## Work to complete
Using the records that appear below, write out exactly the lines from the one with "Output the component" through the one with "const legendLen = [180, 226];", keeping both end lines.

## Records for this task
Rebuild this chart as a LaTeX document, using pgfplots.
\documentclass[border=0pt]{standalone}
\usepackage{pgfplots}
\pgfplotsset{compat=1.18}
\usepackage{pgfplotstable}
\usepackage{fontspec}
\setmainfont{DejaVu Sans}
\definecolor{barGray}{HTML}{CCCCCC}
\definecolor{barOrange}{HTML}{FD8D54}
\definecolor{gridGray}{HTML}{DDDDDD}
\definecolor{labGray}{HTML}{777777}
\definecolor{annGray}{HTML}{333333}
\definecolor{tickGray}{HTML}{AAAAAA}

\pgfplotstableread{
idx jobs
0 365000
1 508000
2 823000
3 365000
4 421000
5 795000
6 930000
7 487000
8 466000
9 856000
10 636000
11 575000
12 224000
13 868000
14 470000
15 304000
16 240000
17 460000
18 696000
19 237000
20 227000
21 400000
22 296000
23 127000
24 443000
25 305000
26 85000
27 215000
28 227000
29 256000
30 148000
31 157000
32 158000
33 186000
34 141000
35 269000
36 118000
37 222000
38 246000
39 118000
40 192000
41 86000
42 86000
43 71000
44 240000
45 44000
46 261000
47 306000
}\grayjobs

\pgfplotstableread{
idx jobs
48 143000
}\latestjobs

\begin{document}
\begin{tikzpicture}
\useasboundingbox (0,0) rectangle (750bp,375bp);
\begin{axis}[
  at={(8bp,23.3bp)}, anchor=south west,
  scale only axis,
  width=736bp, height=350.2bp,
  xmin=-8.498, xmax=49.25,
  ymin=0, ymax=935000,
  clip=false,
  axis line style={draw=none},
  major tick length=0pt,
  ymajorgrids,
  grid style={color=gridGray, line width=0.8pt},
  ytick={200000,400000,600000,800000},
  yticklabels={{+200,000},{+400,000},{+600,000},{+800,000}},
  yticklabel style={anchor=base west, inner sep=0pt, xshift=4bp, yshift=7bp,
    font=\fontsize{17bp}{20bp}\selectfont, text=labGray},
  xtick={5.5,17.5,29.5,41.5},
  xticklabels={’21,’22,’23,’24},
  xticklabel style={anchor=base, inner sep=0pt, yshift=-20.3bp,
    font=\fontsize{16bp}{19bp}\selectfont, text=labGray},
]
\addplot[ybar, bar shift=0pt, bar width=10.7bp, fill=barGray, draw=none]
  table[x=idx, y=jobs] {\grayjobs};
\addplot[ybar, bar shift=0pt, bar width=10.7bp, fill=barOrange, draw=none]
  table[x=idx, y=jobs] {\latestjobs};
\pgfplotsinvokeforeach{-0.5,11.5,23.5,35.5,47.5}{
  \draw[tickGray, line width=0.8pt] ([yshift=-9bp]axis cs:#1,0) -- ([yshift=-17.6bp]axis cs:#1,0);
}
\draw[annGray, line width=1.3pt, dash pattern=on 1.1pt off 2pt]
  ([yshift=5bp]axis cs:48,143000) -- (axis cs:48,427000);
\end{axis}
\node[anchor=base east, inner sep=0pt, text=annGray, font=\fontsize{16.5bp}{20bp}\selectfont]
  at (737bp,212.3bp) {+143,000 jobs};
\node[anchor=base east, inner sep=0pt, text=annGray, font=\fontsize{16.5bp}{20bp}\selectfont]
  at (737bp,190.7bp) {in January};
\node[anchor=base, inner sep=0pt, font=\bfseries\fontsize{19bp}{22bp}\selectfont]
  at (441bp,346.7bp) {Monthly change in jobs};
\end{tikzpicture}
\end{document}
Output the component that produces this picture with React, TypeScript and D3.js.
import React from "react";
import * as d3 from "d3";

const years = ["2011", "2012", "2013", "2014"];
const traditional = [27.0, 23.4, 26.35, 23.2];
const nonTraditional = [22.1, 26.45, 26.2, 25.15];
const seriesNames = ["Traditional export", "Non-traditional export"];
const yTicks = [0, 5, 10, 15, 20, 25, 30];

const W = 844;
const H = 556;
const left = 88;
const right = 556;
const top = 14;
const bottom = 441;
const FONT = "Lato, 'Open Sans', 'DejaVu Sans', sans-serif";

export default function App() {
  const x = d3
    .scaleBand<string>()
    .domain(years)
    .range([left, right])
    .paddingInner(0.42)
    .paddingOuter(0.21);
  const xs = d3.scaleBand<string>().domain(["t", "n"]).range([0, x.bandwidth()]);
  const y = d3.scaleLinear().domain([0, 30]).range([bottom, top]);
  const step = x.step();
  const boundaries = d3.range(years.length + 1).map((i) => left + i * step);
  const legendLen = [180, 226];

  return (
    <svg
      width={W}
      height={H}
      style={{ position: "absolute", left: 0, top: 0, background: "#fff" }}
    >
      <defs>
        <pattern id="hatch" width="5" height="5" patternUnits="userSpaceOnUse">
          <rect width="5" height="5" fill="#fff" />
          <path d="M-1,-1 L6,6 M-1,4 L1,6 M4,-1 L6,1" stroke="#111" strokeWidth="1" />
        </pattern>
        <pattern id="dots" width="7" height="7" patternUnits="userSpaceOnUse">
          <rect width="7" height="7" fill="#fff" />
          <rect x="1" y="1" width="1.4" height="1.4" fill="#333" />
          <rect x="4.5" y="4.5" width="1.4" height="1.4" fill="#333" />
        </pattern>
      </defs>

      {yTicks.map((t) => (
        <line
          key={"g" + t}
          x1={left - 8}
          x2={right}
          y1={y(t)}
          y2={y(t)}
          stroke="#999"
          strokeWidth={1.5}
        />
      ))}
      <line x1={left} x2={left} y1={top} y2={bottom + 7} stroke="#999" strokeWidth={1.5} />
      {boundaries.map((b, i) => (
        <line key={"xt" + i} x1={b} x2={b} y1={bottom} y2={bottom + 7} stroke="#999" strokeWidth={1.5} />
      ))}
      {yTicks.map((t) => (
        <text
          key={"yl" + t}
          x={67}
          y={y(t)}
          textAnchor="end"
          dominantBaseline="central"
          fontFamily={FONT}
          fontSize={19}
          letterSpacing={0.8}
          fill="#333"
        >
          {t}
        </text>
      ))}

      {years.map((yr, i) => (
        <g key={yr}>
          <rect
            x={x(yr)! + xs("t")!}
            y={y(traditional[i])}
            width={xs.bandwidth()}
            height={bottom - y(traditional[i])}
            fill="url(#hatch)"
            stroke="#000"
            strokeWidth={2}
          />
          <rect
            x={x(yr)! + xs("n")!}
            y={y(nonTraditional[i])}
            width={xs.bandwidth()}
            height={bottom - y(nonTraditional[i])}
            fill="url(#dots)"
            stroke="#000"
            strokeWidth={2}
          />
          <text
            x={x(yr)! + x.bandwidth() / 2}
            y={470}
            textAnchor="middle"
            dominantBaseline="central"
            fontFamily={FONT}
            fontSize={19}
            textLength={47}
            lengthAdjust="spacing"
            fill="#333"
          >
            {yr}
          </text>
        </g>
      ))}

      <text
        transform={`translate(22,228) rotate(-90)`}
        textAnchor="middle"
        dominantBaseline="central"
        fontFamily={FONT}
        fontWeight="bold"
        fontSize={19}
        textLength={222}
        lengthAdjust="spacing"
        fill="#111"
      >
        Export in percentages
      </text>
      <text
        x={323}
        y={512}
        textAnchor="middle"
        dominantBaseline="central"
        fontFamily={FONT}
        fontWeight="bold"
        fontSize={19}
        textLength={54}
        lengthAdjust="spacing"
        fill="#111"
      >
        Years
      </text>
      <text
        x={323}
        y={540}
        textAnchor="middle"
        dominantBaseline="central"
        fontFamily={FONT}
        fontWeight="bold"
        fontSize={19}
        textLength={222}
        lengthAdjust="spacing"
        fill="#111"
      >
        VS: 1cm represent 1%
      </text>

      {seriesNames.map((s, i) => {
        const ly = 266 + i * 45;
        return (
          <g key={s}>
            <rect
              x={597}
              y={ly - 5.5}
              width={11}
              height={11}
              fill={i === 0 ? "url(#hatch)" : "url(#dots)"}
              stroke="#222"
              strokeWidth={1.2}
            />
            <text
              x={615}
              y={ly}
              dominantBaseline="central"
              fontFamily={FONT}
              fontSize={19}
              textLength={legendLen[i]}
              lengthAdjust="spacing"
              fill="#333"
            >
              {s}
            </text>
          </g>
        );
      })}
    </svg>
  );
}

## Exercise response
Output the component that produces this picture with React, TypeScript and D3.js.
import React from "react";
import * as d3 from "d3";

const years = ["2011", "2012", "2013", "2014"];
const traditional = [27.0, 23.4, 26.35, 23.2];
const nonTraditional = [22.1, 26.45, 26.2, 25.15];
const seriesNames = ["Traditional export", "Non-traditional export"];
const yTicks = [0, 5, 10, 15, 20, 25, 30];

const W = 844;
const H = 556;
const left = 88;
const right = 556;
const top = 14;
const bottom = 441;
const FONT = "Lato, 'Open Sans', 'DejaVu Sans', sans-serif";

export default function App() {
  const x = d3
    .scaleBand<string>()
    .domain(years)
    .range([left, right])
    .paddingInner(0.42)
    .paddingOuter(0.21);
  const xs = d3.scaleBand<string>().domain(["t", "n"]).range([0, x.bandwidth()]);
  const y = d3.scaleLinear().domain([0, 30]).range([bottom, top]);
  const step = x.step();
  const boundaries = d3.range(years.length + 1).map((i) => left + i * step);
  const legendLen = [180, 226];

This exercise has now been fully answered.